By DOUG THOMPSON
Truth, it is said, is the first casualty of war.Civilizations on earth have waged war since the beginning of time and those who wage it were the first to recognize that truth and war could not co-exist.
“In war, truth is the first casualty,” said Greek dramatist Aeschylus somewhere around 500 BC.
“All warfare is based on deception,” proclaimed fifth century Chinese General Sun Tzu in his military manual, The Art of War.
Perhaps it is fitting that Sun Tzu is one of the credited authors of the belief that wars must be based on lies. The Art of War is required reading in many political science courses and is widely cited as the perfect manual for political campaigns by practitioners ranging from James Carville to Karl Rove.
With that background in mind should we be surprised by America finds itself once again mired in a war founded on deception, driven by deceit and fueled by the illusion of victory?
War, by its very nature, can only exist through a desire to portray things as they are not in order to achieve goals that are misstated through expectations that cannot be met. Go back through the history of wars and you will find one side or the other, or both sides, breaking promises or making claims that were untrue.
In the end, war only fuels hatred and spawns new enemies. Desert Storm, the war waged by President George W. Bush’s daddy to protect our oil interests in Kuwait, sparked Osama bin Laden’s crusade that led to a first failed attack on the World Trade Center in New York and then the successful attacks of September 11, 2001.
It is now documented fact that the reasons used to launch an invasion of Iraq in 2003 were lies perpetuated by an administration determined to wage war at all cost. For four years now we have watched the same administration pile lie upon lie, claiming outright victory once and when that didn’t’ pan out, perpetuating the lie that victory was at hand.

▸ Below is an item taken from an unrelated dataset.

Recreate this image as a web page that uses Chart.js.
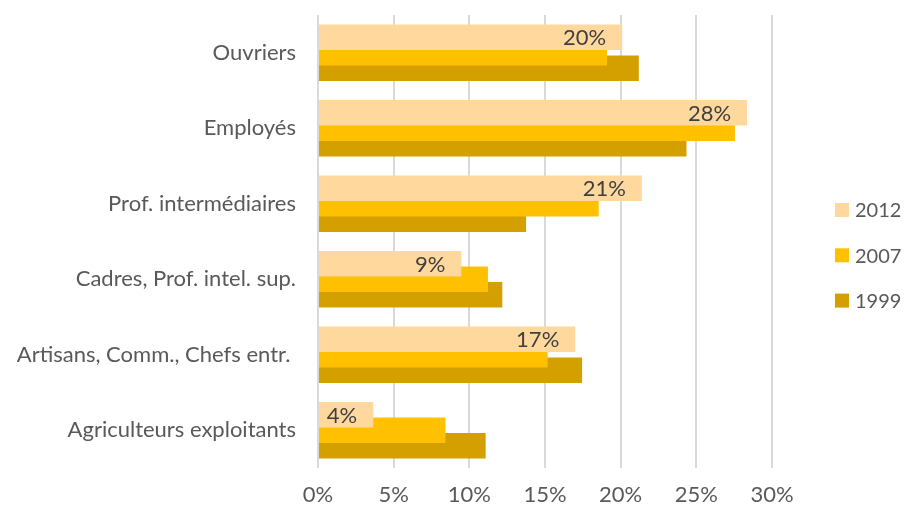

We were told Americans would be welcomed as liberators. They weren’t and they never will be. We were told conditions in Iraq were improving when, in fact, they were getting worse. Hundreds of thousands of Iraqi civilians have been killed or wounded by American military actions – or the violence that those actions spawned – and some two million Iraqis – eight percent of the country’s population – have fled their homelands.
Yet the administration continues to lie by claiming the war can be salvaged if we just send more Americans into the country to die. We’ve lost more than 3,000 American lives so far and private Pentagon estimates say that could double this year and possibly hit 10,000 by the end of 2008. Add to that the 30,000 or so wounded, many of them maimed for life.
Bush says we must honor our American men and women and support them in his illegal and immoral war. But what has he done to honor them? He sent them into harm’s way without proper equipment to protect them. His budgets cut benefits for veterans and his military commanders won’t even pay for welcome home celebrations for those who return.
The Pentagon refuses to even be honest about American casualties, recently reducing the numbers of those wounded by counting only those airlifted out of Iraq. The count of those who killed in action does not include those who died in hospitals in Germany and the United States.
Some day, some historian may be able to catalog all the lies told by the Bush administration in what history will recognize as the failed military action in Iraq.
Perhaps, when this bloody abomination is finally over, we can sort out the truth from the fiction and finally learn that if war cannot be fought without lies, then perhaps wars should not be fought at all.
Perhaps — if such a dream is not, itself, a lie.